On delayed payment of claims, Salami explained that the commission had done a lot and was still doing more to ensure prompt payment of genuine claims.
He said the commission also ensured that its complaint bureau unit was headed by a professional to ensure that issues of delayed payment of claims or refusal to pay claims were resolved.
“And we have noticed that within the last three years, there have been tremendous improvements.
“In 2016 alone, the unit successfully resolved about 253 complaints resulting in claims pay out of over N5 billion.
“In 2017, also over 200 complaints were resolved for which about N2 billion in claims were paid by the insurance companies to the insured.

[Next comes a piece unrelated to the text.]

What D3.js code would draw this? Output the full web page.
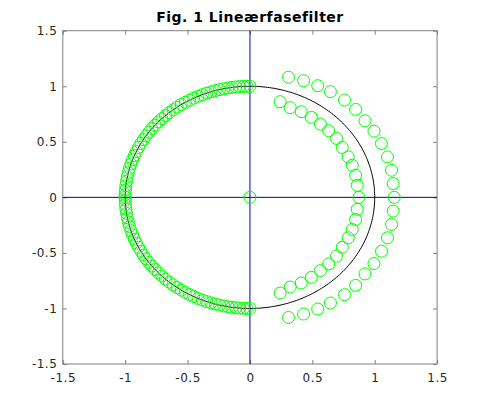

“So there is improvement and right now, we are beginning to see the insured making claims even on third party motor insurance and they are getting paid.
“Which means Nigerians are now becoming more aware of their rights and all of this could be attributed to the efforts of the commission to develop the insurance market.’’
However, Salami noted that more achievements could have been recorded if the government braced up to its responsibility.
“In this market, government still remains the biggest insurer. They have the asset, they have the compulsory group life insurance which they are supposed to take on behalf of their employees.
“If government can live up to its own responsibility of ensuring that its assets and liability are not just insured but correctly insured, it will mean a lot to the industry and to government itself.
“This is because when you insure your assets, it means that whatever misfortune you have the insurance will take care of it.
“But in the absence of insurance, government will still deep its hand in the treasury to replace those assets so monies that are supposed to go into other ventures will still be used in replacing the assets.
“But this are things that insurance can take care of conveniently, so it will be nice if the government can take this seriously the way it takes other issues.
“And on the part of the industry, it will be a boost to its business and there will be more contribution to the nation’s GDP.